Exercise brief: Print, word for word, every line from the beginning of the listing up to and including the line with "1.0, 1.0, 1.0];". Pictures are to be excluded.

Data block:

======

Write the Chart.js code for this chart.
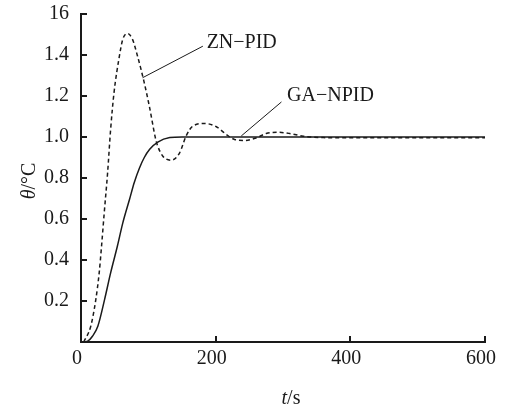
<!DOCTYPE html>
<html lang="en">
<head>
    <meta charset="UTF-8">
    <title>GA-NPID vs ZN-PID</title>
    <style>
        body {
            margin: 0;
            background: #fff;
        }
        canvas {
            display: block;
        }
    </style>
</head>
<body>
    <canvas id="stepChart" width="510" height="411"></canvas>

    <script src="https://cdn.jsdelivr.net/npm/chart.js"></script>
    <script>
        // step response
        const gaTime = [5, 10, 17, 25, 35, 44, 54, 62, 72, 79, 87, 94, 102, 114, 132, 150, 200, 300, 400, 500, 600];
        const gaTheta = [0, 0.004, 0.028, 0.077, 0.207, 0.337, 0.467, 0.58, 0.695, 0.777, 0.85, 0.9, 0.94, 0.975, 0.997, 1.0, 1.0, 1.0, 1.0, 1.0, 1.0];

        const znTime = [4, 14.5, 22, 27, 30.5, 34.5, 39.5, 44, 49, 57, 62, 69, 76.5, 84, 94, 101.5, 111, 114, 121.6, 134, 146.5, 156, 166, 183.6, 201, 216, 228, 243, 260.5, 275, 292.6, 310, 330, 360, 400, 500, 600];
        const znTheta = [0, 0.077, 0.207, 0.337, 0.467, 0.63, 0.825, 1.037, 1.215, 1.394, 1.476, 1.505, 1.476, 1.394, 1.264, 1.15, 0.988, 0.955, 0.906, 0.887, 0.923, 1.004, 1.053, 1.066, 1.05, 1.012, 0.988, 0.983, 0.996, 1.017, 1.023, 1.017, 1.004, 0.997, 0.996, 0.996, 0.996];

        const xTicks = [0, 200, 400, 600];
        const yTicks = [0.2, 0.4, 0.6, 0.8, 1.0, 1.2, 1.4, 1.6];

        // callout labels: [text, lineStartT, lineStartY, lineEndT, lineEndY, textT, textY]
        const callouts = [
            ['ZN\u2212PID', 91.4, 1.289, 181, 1.443, 186.6, 1.461],
            ['GA\u2212NPID', 238, 1.005, 297.7, 1.171, 306, 1.199]
        ];

        const serif = '"Liberation Serif", "Times New Roman", serif';
        const ink = '#1a1a1a';
        const fontSize = 20;

        function toPoints(xs, ys) {
            return xs.map((x, i) => ({ x: x, y: ys[i] }));
        }

        // inward tick marks, axis titles and callouts
        const decorations = {
            id: 'decorations',
            afterDraw(chart) {
                const ctx = chart.ctx;
                const xs = chart.scales.x;
                const ys = chart.scales.y;
                const area = chart.chartArea;
                const f = fontSize + 'px ' + serif;

                ctx.save();
                ctx.strokeStyle = ink;
                ctx.lineWidth = 2;
                ctx.beginPath();
                yTicks.forEach(v => {
                    const py = Math.round(ys.getPixelForValue(v));
                    ctx.moveTo(area.left, py);
                    ctx.lineTo(area.left + 6, py);
                });
                xTicks.slice(1).forEach(v => {
                    const px = Math.round(xs.getPixelForValue(v));
                    ctx.moveTo(px, area.bottom);
                    ctx.lineTo(px, area.bottom - 6);
                });
                ctx.stroke();

                // callouts
                ctx.lineWidth = 1;
                ctx.fillStyle = ink;
                ctx.font = f;
                ctx.textAlign = 'left';
                ctx.textBaseline = 'middle';
                callouts.forEach(c => {
                    ctx.beginPath();
                    ctx.moveTo(xs.getPixelForValue(c[1]), ys.getPixelForValue(c[2]));
                    ctx.lineTo(xs.getPixelForValue(c[3]), ys.getPixelForValue(c[4]));
                    ctx.stroke();
                    ctx.fillText(c[0], xs.getPixelForValue(c[5]), ys.getPixelForValue(c[6]));
                });

                // x title: t/s
                ctx.font = 'italic ' + f;
                const tW = ctx.measureText('t').width;
                ctx.font = f;
                const sW = ctx.measureText('/s').width;
                let x0 = 291 - (tW + sW) / 2;
                ctx.font = 'italic ' + f;
                ctx.fillText('t', x0, 399);
                ctx.font = f;
                ctx.fillText('/s', x0 + tW, 399);

                // y title: theta/°C
                ctx.translate(30, 181);
                ctx.rotate(-Math.PI / 2);
                ctx.font = 'italic ' + f;
                const thW = ctx.measureText('\u03b8').width;
                ctx.font = f;
                const cW = ctx.measureText('/\u00b0C').width;
                x0 = -(thW + cW) / 2;
                ctx.font = 'italic ' + f;
                ctx.fillText('\u03b8', x0, 0);
                ctx.font = f;
                ctx.fillText('/\u00b0C', x0 + thW, 0);
                ctx.restore();
            }
        };

        const ctx = document.getElementById('stepChart').getContext('2d');
        new Chart(ctx, {
            type: 'line',
            data: {
                datasets: [{
                    label: 'ZN-PID',
                    data: toPoints(znTime, znTheta),
                    borderColor: ink,
                    borderWidth: 1.5,
                    borderDash: [4, 3],
                    pointRadius: 0,
                    cubicInterpolationMode: 'monotone',
                    fill: false
                }, {
                    label: 'GA-NPID',
                    data: toPoints(gaTime, gaTheta),
                    borderColor: ink,
                    borderWidth: 1.5,
                    pointRadius: 0,
                    cubicInterpolationMode: 'monotone',
                    fill: false
                }]
            },
            options: {
                responsive: false,
                animation: false,
                layout: { padding: { top: 14, right: 25, left: 0, bottom: 0 } },
                plugins: {
                    legend: { display: false },
                    tooltip: { enabled: false }
                },
                scales: {
                    x: {
                        type: 'linear',
                        min: 0,
                        max: 600,
                        afterBuildTicks: s => { s.ticks = xTicks.map(v => ({ value: v })); },
                        grid: { display: false, drawTicks: false },
                        border: { display: true, width: 2, color: ink },
                        ticks: {
                            color: ink,
                            font: { family: serif, size: fontSize },
                            padding: 5,
                            labelOffset: -4,
                            maxRotation: 0
                        },
                        afterFit: s => {
                            s.height = 69;
                            s.paddingLeft = 0;
                            s.paddingRight = 0;
                        }
                    },
                    y: {
                        min: 0,
                        max: 1.6,
                        afterBuildTicks: s => { s.ticks = [0].concat(yTicks).map(v => ({ value: v })); },
                        grid: { display: false, drawTicks: false },
                        border: { display: true, width: 2, color: ink },
                        ticks: {
                            color: ink,
                            font: { family: serif, size: fontSize },
                            padding: 12,
                            callback: v => {
                                if (v === 0) return '';
                                if (Math.abs(v - 1.6) < 1e-9) return '16';
                                return v.toFixed(1);
                            }
                        },
                        afterFit: s => {
                            s.width = 81;
                            s.paddingTop = 0;
                            s.paddingBottom = 0;
                        }
                    }
                }
            },
            plugins: [decorations]
        });
    </script>
</body>
</html>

======

Answer to the problem:
Write the Chart.js code for this chart.
<!DOCTYPE html>
<html lang="en">
<head>
    <meta charset="UTF-8">
    <title>GA-NPID vs ZN-PID</title>
    <style>
        body {
            margin: 0;
            background: #fff;
        }
        canvas {
            display: block;
        }
    </style>
</head>
<body>
    <canvas id="stepChart" width="510" height="411"></canvas>

    <script src="https://cdn.jsdelivr.net/npm/chart.js"></script>
    <script>
        // step response
        const gaTime = [5, 10, 17, 25, 35, 44, 54, 62, 72, 79, 87, 94, 102, 114, 132, 150, 200, 300, 400, 500, 600];
        const gaTheta = [0, 0.004, 0.028, 0.077, 0.207, 0.337, 0.467, 0.58, 0.695, 0.777, 0.85, 0.9, 0.94, 0.975, 0.997, 1.0, 1.0, 1.0, 1.0, 1.0, 1.0];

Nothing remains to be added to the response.